Dataset records:

- - - - -

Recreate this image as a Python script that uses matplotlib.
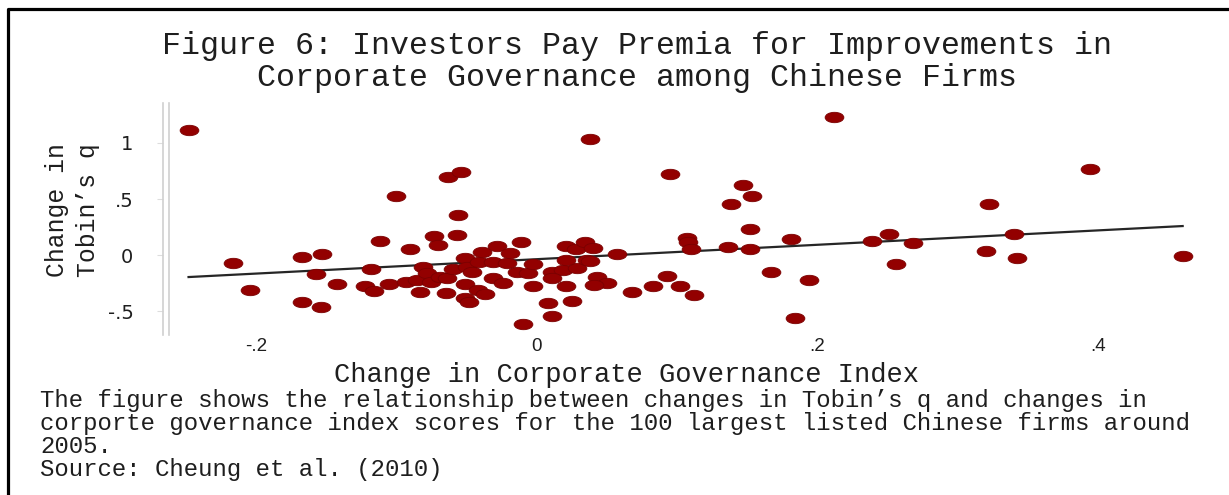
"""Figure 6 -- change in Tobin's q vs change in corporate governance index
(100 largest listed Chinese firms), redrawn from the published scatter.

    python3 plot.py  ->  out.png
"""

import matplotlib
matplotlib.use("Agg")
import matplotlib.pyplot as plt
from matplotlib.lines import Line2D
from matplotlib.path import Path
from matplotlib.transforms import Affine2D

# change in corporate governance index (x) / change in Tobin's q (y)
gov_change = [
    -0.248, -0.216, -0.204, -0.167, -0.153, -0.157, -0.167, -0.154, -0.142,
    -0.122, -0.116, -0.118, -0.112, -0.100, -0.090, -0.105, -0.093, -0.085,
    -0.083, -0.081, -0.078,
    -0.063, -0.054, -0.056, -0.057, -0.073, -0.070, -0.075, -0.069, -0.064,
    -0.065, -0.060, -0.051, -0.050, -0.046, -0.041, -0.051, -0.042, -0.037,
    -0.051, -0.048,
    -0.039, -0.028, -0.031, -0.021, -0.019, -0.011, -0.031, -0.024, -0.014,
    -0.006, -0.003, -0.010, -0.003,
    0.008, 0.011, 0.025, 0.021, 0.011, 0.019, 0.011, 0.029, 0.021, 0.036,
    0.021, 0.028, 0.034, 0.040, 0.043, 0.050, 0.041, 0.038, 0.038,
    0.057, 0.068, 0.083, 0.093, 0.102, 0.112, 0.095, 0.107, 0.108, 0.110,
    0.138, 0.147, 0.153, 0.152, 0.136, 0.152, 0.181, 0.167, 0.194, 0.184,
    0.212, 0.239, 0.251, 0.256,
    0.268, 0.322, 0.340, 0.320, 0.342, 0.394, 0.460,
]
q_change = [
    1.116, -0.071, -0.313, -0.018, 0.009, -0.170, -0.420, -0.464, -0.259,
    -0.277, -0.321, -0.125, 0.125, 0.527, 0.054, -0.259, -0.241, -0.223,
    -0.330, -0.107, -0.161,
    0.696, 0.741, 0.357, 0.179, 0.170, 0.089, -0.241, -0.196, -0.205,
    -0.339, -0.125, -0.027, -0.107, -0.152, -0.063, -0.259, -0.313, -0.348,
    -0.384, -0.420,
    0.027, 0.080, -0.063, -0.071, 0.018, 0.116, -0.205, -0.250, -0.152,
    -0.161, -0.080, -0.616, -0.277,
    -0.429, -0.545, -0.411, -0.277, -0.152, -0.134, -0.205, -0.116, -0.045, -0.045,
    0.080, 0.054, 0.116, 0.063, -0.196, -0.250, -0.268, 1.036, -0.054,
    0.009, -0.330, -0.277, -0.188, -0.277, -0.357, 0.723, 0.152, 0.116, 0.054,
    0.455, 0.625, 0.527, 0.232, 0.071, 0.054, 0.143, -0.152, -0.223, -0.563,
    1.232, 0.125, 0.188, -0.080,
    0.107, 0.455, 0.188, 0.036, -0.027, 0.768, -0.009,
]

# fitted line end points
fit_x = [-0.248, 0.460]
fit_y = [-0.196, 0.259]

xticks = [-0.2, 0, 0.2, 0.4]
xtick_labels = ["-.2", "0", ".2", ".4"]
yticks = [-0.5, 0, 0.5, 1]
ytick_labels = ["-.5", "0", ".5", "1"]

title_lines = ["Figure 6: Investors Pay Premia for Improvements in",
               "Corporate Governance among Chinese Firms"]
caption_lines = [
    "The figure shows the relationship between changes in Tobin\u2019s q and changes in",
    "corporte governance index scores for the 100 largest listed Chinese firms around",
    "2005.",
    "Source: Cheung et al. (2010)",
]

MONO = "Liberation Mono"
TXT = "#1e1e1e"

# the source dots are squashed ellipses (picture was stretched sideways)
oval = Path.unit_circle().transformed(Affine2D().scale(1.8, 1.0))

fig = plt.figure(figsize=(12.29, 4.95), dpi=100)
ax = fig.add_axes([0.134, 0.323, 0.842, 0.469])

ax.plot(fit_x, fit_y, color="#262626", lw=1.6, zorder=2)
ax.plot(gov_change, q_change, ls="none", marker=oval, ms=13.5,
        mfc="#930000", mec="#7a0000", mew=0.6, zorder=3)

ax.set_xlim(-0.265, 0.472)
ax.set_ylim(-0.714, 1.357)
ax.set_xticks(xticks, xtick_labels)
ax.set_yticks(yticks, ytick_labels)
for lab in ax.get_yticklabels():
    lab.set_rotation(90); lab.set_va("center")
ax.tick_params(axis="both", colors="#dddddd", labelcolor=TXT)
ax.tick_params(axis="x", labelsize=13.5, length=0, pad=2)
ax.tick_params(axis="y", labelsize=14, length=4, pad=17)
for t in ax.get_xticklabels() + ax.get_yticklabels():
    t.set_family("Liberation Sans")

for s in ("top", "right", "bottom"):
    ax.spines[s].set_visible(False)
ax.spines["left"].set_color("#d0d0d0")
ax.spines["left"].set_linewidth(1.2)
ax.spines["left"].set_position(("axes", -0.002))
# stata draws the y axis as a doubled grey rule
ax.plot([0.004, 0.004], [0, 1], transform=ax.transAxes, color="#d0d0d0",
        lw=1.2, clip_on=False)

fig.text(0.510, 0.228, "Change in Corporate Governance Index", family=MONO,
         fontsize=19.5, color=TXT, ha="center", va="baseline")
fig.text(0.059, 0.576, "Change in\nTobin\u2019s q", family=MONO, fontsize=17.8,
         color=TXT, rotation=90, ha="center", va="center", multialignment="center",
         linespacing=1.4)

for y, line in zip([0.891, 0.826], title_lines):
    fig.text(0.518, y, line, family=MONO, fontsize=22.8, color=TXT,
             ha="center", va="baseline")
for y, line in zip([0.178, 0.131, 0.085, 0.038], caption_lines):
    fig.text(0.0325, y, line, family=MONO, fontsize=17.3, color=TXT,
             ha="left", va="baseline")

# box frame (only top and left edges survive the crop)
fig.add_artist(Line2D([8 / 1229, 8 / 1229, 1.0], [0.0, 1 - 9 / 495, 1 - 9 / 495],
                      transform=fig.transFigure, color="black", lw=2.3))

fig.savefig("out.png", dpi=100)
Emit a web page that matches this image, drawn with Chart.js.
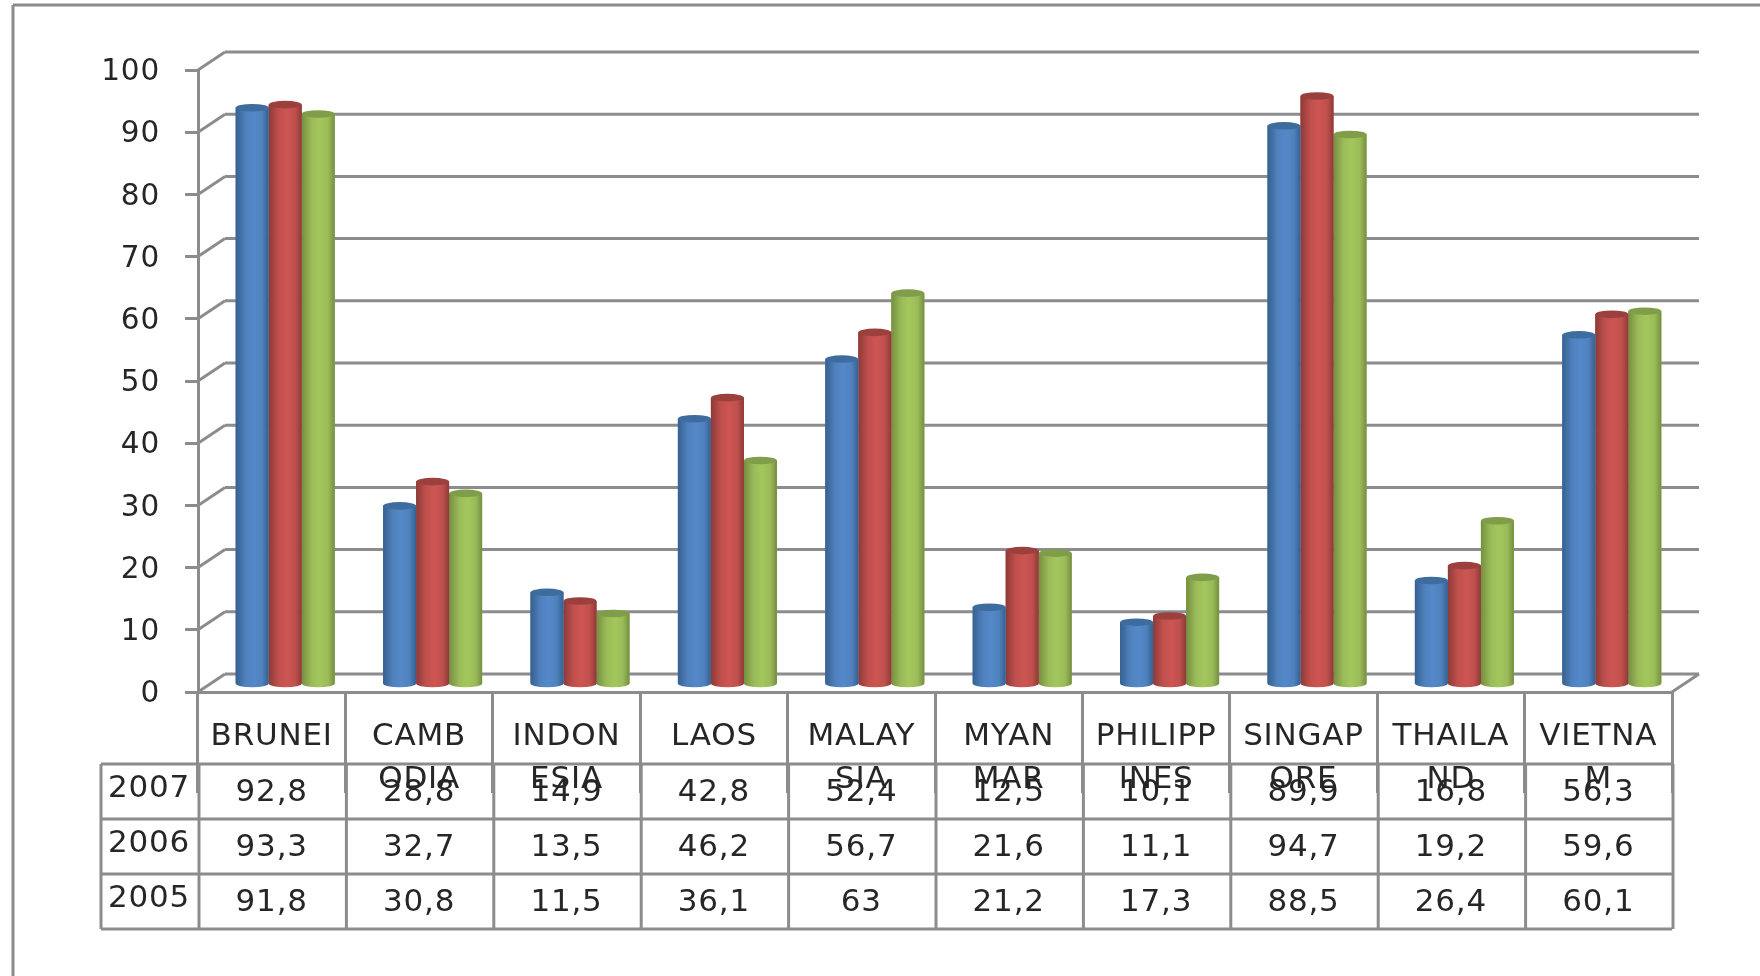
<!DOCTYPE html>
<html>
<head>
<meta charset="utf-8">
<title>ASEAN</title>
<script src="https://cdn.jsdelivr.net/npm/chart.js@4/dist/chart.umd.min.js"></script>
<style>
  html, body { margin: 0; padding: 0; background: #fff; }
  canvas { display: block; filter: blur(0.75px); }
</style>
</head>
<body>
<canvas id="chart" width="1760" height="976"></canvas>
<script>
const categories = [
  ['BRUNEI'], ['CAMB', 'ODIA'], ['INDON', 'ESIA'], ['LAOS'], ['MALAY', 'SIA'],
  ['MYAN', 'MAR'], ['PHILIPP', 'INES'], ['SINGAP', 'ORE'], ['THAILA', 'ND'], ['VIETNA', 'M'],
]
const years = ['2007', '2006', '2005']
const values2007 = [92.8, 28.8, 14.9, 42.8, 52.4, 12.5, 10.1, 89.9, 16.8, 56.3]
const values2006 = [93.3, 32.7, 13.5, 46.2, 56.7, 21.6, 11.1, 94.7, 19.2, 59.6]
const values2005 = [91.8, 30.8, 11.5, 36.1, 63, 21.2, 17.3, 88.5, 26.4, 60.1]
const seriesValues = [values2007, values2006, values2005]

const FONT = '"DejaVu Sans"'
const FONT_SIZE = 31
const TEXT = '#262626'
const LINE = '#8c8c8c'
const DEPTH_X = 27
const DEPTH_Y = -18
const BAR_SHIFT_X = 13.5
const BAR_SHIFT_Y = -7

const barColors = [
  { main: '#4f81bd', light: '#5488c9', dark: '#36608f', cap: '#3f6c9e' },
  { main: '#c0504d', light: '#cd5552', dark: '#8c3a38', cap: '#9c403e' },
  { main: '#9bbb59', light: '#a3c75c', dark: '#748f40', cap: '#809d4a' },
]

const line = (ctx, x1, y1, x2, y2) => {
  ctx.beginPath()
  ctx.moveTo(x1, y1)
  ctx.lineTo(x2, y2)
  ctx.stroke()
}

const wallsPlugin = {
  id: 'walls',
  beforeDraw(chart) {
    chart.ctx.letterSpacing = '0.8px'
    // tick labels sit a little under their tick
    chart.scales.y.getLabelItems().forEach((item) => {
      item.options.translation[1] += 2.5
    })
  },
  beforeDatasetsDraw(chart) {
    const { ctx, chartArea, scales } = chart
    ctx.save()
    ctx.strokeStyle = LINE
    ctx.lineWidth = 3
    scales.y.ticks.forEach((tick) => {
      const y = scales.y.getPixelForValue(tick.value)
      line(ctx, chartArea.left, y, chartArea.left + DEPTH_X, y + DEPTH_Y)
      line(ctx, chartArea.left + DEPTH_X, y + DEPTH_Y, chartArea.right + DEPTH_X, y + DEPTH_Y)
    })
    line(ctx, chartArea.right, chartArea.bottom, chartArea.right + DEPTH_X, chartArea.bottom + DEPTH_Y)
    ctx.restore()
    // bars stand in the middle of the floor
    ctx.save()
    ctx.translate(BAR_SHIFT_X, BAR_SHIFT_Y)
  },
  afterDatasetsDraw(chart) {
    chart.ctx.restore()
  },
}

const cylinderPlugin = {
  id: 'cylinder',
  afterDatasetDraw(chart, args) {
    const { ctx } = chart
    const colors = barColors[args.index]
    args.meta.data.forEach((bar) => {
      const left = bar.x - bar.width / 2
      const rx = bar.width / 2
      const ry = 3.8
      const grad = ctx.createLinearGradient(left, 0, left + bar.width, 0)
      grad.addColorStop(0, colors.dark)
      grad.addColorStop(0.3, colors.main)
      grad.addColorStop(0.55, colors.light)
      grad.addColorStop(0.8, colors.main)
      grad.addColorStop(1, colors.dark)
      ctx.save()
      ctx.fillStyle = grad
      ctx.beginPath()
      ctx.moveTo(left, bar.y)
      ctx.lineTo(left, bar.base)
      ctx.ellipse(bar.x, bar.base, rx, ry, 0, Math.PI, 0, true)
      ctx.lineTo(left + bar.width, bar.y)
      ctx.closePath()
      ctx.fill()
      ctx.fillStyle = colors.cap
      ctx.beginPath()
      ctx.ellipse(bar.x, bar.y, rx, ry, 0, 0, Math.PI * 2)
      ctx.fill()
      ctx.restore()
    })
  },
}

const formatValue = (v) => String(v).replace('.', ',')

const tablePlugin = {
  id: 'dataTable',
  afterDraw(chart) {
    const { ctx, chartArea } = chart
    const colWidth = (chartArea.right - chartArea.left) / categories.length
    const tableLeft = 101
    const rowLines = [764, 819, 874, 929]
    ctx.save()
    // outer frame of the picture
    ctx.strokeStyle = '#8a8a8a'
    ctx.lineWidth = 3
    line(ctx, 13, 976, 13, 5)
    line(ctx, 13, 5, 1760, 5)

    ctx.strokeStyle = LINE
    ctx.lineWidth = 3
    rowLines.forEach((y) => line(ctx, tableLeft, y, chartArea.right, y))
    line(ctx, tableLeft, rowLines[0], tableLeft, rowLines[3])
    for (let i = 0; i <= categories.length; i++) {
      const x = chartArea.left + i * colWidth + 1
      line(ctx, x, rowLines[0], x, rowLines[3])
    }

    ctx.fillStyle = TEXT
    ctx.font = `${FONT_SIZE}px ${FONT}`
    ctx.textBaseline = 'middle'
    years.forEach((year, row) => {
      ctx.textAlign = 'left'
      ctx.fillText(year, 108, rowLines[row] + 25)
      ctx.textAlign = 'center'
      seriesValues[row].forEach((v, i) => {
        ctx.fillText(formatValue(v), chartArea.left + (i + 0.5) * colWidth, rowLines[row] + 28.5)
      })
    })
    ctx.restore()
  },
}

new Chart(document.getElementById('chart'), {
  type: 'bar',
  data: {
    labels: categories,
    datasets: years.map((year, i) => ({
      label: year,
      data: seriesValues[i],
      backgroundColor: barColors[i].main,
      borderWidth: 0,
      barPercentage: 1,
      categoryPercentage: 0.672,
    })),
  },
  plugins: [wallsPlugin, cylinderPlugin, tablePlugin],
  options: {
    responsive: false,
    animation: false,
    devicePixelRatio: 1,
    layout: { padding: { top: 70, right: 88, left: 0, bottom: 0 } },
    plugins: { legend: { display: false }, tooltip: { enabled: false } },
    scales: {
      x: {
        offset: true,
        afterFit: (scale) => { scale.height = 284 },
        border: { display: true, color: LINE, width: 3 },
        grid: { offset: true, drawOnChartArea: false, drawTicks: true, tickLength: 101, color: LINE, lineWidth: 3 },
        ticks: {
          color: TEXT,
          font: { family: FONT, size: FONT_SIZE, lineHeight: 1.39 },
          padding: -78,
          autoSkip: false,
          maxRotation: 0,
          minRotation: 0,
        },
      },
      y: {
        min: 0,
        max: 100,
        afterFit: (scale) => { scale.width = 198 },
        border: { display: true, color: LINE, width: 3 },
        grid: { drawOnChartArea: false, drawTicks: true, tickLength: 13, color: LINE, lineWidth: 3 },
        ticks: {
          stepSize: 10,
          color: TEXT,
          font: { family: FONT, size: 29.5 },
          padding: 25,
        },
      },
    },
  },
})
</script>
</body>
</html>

- - - - -

THE PROBLEM: Begin at the first line of the data above and repeat each line exactly, stopping after the line containing "from matplotlib.transforms import Affine2D". Omit the pictures.

ANSWER TO THIS PROBLEM:
Recreate this image as a Python script that uses matplotlib.
"""Figure 6 -- change in Tobin's q vs change in corporate governance index
(100 largest listed Chinese firms), redrawn from the published scatter.

    python3 plot.py  ->  out.png
"""

import matplotlib
matplotlib.use("Agg")
import matplotlib.pyplot as plt
from matplotlib.lines import Line2D
from matplotlib.path import Path
from matplotlib.transforms import Affine2D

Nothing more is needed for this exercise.